The angle between two vectors is an important concept in vector mathematics. It is described by the formula for the dot product in terms of the angle \( \theta \), which is \( \vec{a} \cdot \vec{b} = \|\vec{a}\| \|\vec{b}\| \cos \theta \). This formula means the dot product is the product of the magnitudes of the two vectors and the cosine of the angle between them.
To find the angle, rearrange the formula as follows:

• Calculate the dot product of the vectors.
• Divide by the product of the magnitudes of the vectors.
• Use the arccos function to find the angle \( \theta \).

When vectors are collinear but point in opposite directions, like in this example with \( \vec{a} \) and \( \vec{c} \), the angle between them is \( \pi \) radians (180 degrees).
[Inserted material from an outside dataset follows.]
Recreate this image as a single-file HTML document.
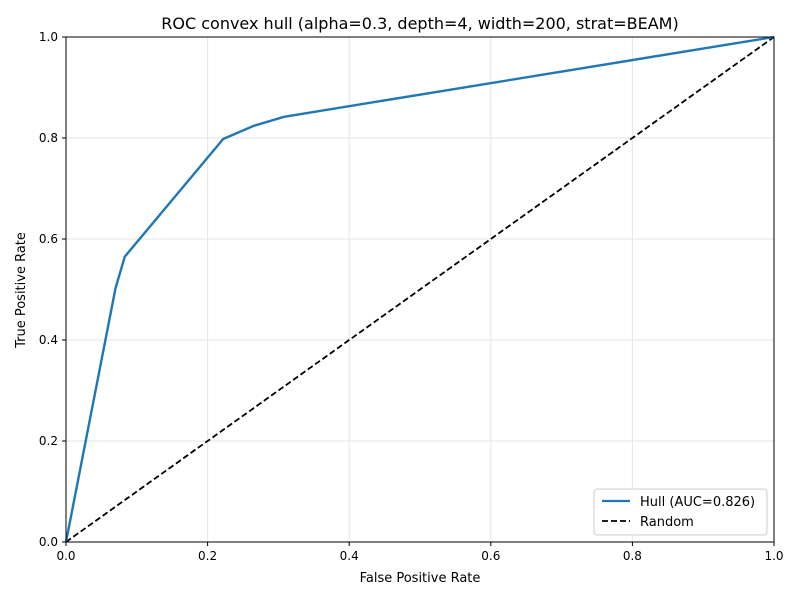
<!DOCTYPE html>
<html><head><meta charset="utf-8"><style>
body{margin:0;background:#fff;font-family:"Liberation Sans","DejaVu Sans",sans-serif}
svg text{font-family:"DejaVu Sans","Liberation Sans",sans-serif}
</style></head><body>
<svg id="chart" width="800" height="600">
<rect width="800" height="600" fill="#fff"/>
<g id="grid"></g><g id="ticks"></g><g id="series"></g>
<rect x="66" y="37" width="708" height="505" fill="none" stroke="#000" stroke-width="1"/>
<text x="420" y="29" text-anchor="middle" font-size="16">ROC convex hull (alpha=0.3, depth=4, width=200, strat=BEAM)</text>
<text x="420" y="582" text-anchor="middle" font-size="13">False Positive Rate</text>
<text x="25" y="290" text-anchor="middle" font-size="13" transform="rotate(-90 25 290)">True Positive Rate</text>
<g>
<rect x="594" y="489" width="173" height="46" rx="3" fill="#fff" stroke="#ccc"/>
<line x1="602" y1="501" x2="630" y2="501" stroke="#1f77b4" stroke-width="2.2"/>
<text x="640" y="506" font-size="13">Hull (AUC=0.826)</text>
<line x1="602" y1="521" x2="630" y2="521" stroke="#000" stroke-width="1.8" stroke-dasharray="6,3"/>
<text x="640" y="526" font-size="13">Random</text>
</g>
</svg>
<script>
const hullFpr=[0,0.070,0.083,0.222,0.265,0.308,1];
const hullTpr=[0,0.503,0.565,0.798,0.824,0.842,1];
const randomX=[0,1];
const randomY=[0,1];
const tickVals=[0,0.2,0.4,0.6,0.8,1.0];
const tickLabels=["0.0","0.2","0.4","0.6","0.8","1.0"];
const X=v=>66+v*708, Y=v=>542-v*505;
const NS="http://www.w3.org/2000/svg";
function mk(t,a,p){const e=document.createElementNS(NS,t);for(const k in a)e.setAttribute(k,a[k]);p.appendChild(e);return e;}
const g=document.getElementById('grid'),tk=document.getElementById('ticks'),s=document.getElementById('series');
tickVals.forEach((v,i)=>{
 const gx=mk('line',{x1:X(v),x2:X(v),y1:37,y2:542,stroke:'#e5e5e5'},g);
 
 
 const gy=mk('line',{x1:66,x2:774,y1:Y(v),y2:Y(v),stroke:'#e5e5e5'},g);
 
 
 mk('line',{x1:X(v),x2:X(v),y1:542,y2:546,stroke:'#000'},tk);
 mk('line',{x1:62,x2:66,y1:Y(v),y2:Y(v),stroke:'#000'},tk);
 const tx=mk('text',{x:X(v),y:560,'text-anchor':'middle','font-size':12},tk);tx.textContent=tickLabels[i];
 
 
 const ty=mk('text',{x:58,y:Y(v)+4,'text-anchor':'end','font-size':12},tk);ty.textContent=tickLabels[i];
 
 
});
const r=mk('polyline',{points:randomX.map((x,i)=>X(x)+','+Y(randomY[i])).join(' '),fill:'none',stroke:'#000','stroke-width':1.8,'stroke-dasharray':'6,3'},s);


const h=mk('polyline',{points:hullFpr.map((x,i)=>X(x)+','+Y(hullTpr[i])).join(' '),fill:'none',stroke:'#1f77b4','stroke-width':2.4,'stroke-linejoin':'round'},s);


</script>
</body></html>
This is because the dot product will be negative, leading to a cosine of \(-1\).

Vectors are collinear when they lie on the same line or are parallel to each other. This means one vector is a scalar multiple of the other. Here, \( \vec{a} \) and \( \vec{c} \) are collinear with \( \vec{b} \) because both are scaled versions of \( \vec{b} \):\( \vec{a} = 8 \vec{b} \) and \( \vec{c} = -7 \vec{b} \).
This relation shows:

• \( \vec{a} \) extends in the same direction as \( \vec{b} \), but is 8 times its magnitude.
• \( \vec{c} \) extends in the opposite direction as \( \vec{b} \), but is 7 times its magnitude.

Collinear vectors are simpler to work with because their directions are either the same or directly opposite, making calculations straightforward.

The dot product is a measure of how much two vectors "point" in the same direction. It is calculated by multiplying the corresponding components of the two vectors and then summing those products. For example, the dot product formula is \( \vec{a} \cdot \vec{b} = a_1b_1 + a_2b_2 + a_3b_3 \) for 3D vectors.
In this problem, because both \( \vec{a} \) and \( \vec{c} \) are defined in terms of \( \vec{b} \), their dot product simplifies to \( \vec{a} \cdot \vec{c} = (8 \vec{b}) \cdot (-7 \vec{b}) = -56 (\vec{b} \cdot \vec{b}) \).
Here, the negative sign indicates the opposite directions of \( \vec{a} \) and \( \vec{c} \), and \( \vec{b} \cdot \vec{b} \) is simply the magnitude of \( \vec{b} \) squared.

The magnitude of a vector, also known as its length or norm, is indicated by the symbols \( \|\vec{a}\| \). It quantifies the size of the vector without considering its direction.
For a vector \( \vec{v} = \langle v_1, v_2, v_3 \rangle \), its magnitude is calculated using the formula:

• \( \|\vec{v}\| = \sqrt{v_1^2 + v_2^2 + v_3^2} \)

In the given situation, even though we didn't compute specific magnitudes, knowing their values helps when understanding the formula for the dot product, where \( \vec{a} \cdot \vec{c} = \|\vec{a}\| \|\vec{c}\| \cos \theta \).
Recognizing vector magnitudes allows you to better analyze the properties and relationships between vectors.

Scalar multiplication involves multiplying a vector by a scalar (a real number), which scales the magnitude of the vector while preserving its direction (or reversing it if the scalar is negative).
For a vector \( \vec{v} = \langle v_1, v_2, v_3 \rangle \), and a scalar \( k \), the scalar multiplication is:

• \( k \vec{v} = \langle kv_1, kv_2, kv_3 \rangle \)

In the exercise, \( \vec{a} = 8 \vec{b} \) and \( \vec{c} = -7 \vec{b} \) demonstrate scalar multiplication. This operation results in vectors that are longer or shorter than the original based on the scalar’s value. It's a fundamental concept in vector algebra, showing how vectors can be manipulated to form new vectors.